● **Data lines**:
------------------------------

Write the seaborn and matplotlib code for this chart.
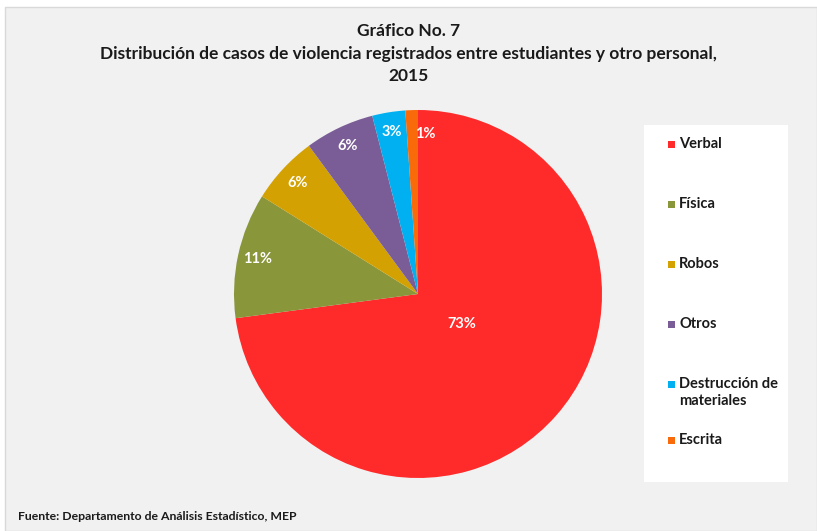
import matplotlib
matplotlib.use("Agg")
import numpy as np
import matplotlib.pyplot as plt
from matplotlib.patches import Rectangle
import seaborn as sns

# data
categorias = ["Verbal", "Física", "Robos", "Otros", "Destrucción de\nmateriales", "Escrita"]
porcentajes = [72.9, 11.0, 6.0, 6.1, 2.9, 1.1]
colores = ["#FF2B2B", "#89963A", "#D4A102", "#7A5D96", "#00B0F0", "#F96A0A"]

titulo = "Gráfico No. 7\nDistribución de casos de violencia registrados entre estudiantes y otro personal,\n2015"
fuente = "Fuente: Departamento de Análisis Estadístico, MEP"

sns.set_theme(style="white")
plt.rcParams['font.family'] = ['Lato', 'DejaVu Sans']

W, H = 817, 531
fig = plt.figure(figsize=(W / 100, H / 100), dpi=100)
fig.patch.set_facecolor("white")

# chart area background + border
fig.patches.append(Rectangle((5 / W, 0), (W - 5) / W, (H - 7) / H, transform=fig.transFigure,
                             facecolor="#F1F1F1", edgecolor="#D9D9D9", lw=1, zorder=-5))

# pie
cx, cy, r = 418, 294, 184
ax = fig.add_axes([(cx - r) / W, (H - cy - r) / H, 2 * r / W, 2 * r / H])
ax.set_zorder(2)
ax.patch.set_alpha(0)
wedges, textos, autot = ax.pie(porcentajes, colors=colores, startangle=90, counterclock=False,
                               radius=1, autopct=lambda p: f"{p:.0f}%", pctdistance=0.89,
                               wedgeprops=dict(linewidth=0),
                               textprops=dict(color="white", fontsize=10.5, fontweight="bold"))
ax.set_xlim(-1, 1)
ax.set_ylim(-1, 1)
ax.set_aspect("equal")
ax.axis("off")

# Verbal label near centre, Escrita label just outside its slice
w0 = wedges[0]
ang = np.deg2rad((w0.theta1 + w0.theta2) / 2 + 7)
autot[0].set_position((0.29 * np.cos(ang), 0.29 * np.sin(ang)))
w5 = wedges[-1]
ang = np.deg2rad((w5.theta1 + w5.theta2) / 2 - 4.5)
autot[-1].set_position((0.87 * np.cos(ang), 0.87 * np.sin(ang)))

# title and source
fig.text(0.5, 1 - 23 / H, titulo, ha="center", va="top", fontsize=12.5, fontweight="bold",
         color="#1A1A1A", linespacing=1.5)
fig.text(18 / W, 1 - 517 / H, fuente, ha="left", va="center", fontsize=8.8, fontweight="bold",
         color="#1A1A1A")

# legend box
lx0, ly0, lx1, ly1 = 644, 125, 788, 482
fig.patches.append(Rectangle((lx0 / W, 1 - ly1 / H), (lx1 - lx0) / W, (ly1 - ly0) / H,
                             transform=fig.transFigure, facecolor="white", edgecolor="none", zorder=1))
leyenda_y = [144, 204, 264, 324, 384, 440]
for cat, col, yy in zip(categorias, colores, leyenda_y):
    fig.patches.append(Rectangle((668 / W, 1 - (yy + 4) / H), 7 / W, 7 / H, transform=fig.transFigure,
                                 facecolor=col, edgecolor="none", zorder=2))
    fig.text(679 / W, 1 - (yy - 7) / H, cat, ha="left", va="top", fontsize=10.5, fontweight="bold",
             color="#1A1A1A", linespacing=1.25, zorder=3)

fig.savefig("out.png", dpi=100, facecolor=fig.get_facecolor())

------------------------------

● **Required work**: Pictures excluded, quote all the data above exactly.

● **Solution to the exercise**:
Write the seaborn and matplotlib code for this chart.
import matplotlib
matplotlib.use("Agg")
import numpy as np
import matplotlib.pyplot as plt
from matplotlib.patches import Rectangle
import seaborn as sns

# data
categorias = ["Verbal", "Física", "Robos", "Otros", "Destrucción de\nmateriales", "Escrita"]
porcentajes = [72.9, 11.0, 6.0, 6.1, 2.9, 1.1]
colores = ["#FF2B2B", "#89963A", "#D4A102", "#7A5D96", "#00B0F0", "#F96A0A"]

titulo = "Gráfico No. 7\nDistribución de casos de violencia registrados entre estudiantes y otro personal,\n2015"
fuente = "Fuente: Departamento de Análisis Estadístico, MEP"

sns.set_theme(style="white")
plt.rcParams['font.family'] = ['Lato', 'DejaVu Sans']

W, H = 817, 531
fig = plt.figure(figsize=(W / 100, H / 100), dpi=100)
fig.patch.set_facecolor("white")

# chart area background + border
fig.patches.append(Rectangle((5 / W, 0), (W - 5) / W, (H - 7) / H, transform=fig.transFigure,
                             facecolor="#F1F1F1", edgecolor="#D9D9D9", lw=1, zorder=-5))

# pie
cx, cy, r = 418, 294, 184
ax = fig.add_axes([(cx - r) / W, (H - cy - r) / H, 2 * r / W, 2 * r / H])
ax.set_zorder(2)
ax.patch.set_alpha(0)
wedges, textos, autot = ax.pie(porcentajes, colors=colores, startangle=90, counterclock=False,
                               radius=1, autopct=lambda p: f"{p:.0f}%", pctdistance=0.89,
                               wedgeprops=dict(linewidth=0),
                               textprops=dict(color="white", fontsize=10.5, fontweight="bold"))
ax.set_xlim(-1, 1)
ax.set_ylim(-1, 1)
ax.set_aspect("equal")
ax.axis("off")

# Verbal label near centre, Escrita label just outside its slice
w0 = wedges[0]
ang = np.deg2rad((w0.theta1 + w0.theta2) / 2 + 7)
autot[0].set_position((0.29 * np.cos(ang), 0.29 * np.sin(ang)))
w5 = wedges[-1]
ang = np.deg2rad((w5.theta1 + w5.theta2) / 2 - 4.5)
autot[-1].set_position((0.87 * np.cos(ang), 0.87 * np.sin(ang)))

# title and source
fig.text(0.5, 1 - 23 / H, titulo, ha="center", va="top", fontsize=12.5, fontweight="bold",
         color="#1A1A1A", linespacing=1.5)
fig.text(18 / W, 1 - 517 / H, fuente, ha="left", va="center", fontsize=8.8, fontweight="bold",
         color="#1A1A1A")

# legend box
lx0, ly0, lx1, ly1 = 644, 125, 788, 482
fig.patches.append(Rectangle((lx0 / W, 1 - ly1 / H), (lx1 - lx0) / W, (ly1 - ly0) / H,
                             transform=fig.transFigure, facecolor="white", edgecolor="none", zorder=1))
leyenda_y = [144, 204, 264, 324, 384, 440]
for cat, col, yy in zip(categorias, colores, leyenda_y):
    fig.patches.append(Rectangle((668 / W, 1 - (yy + 4) / H), 7 / W, 7 / H, transform=fig.transFigure,
                                 facecolor=col, edgecolor="none", zorder=2))
    fig.text(679 / W, 1 - (yy - 7) / H, cat, ha="left", va="top", fontsize=10.5, fontweight="bold",
             color="#1A1A1A", linespacing=1.25, zorder=3)

fig.savefig("out.png", dpi=100, facecolor=fig.get_facecolor())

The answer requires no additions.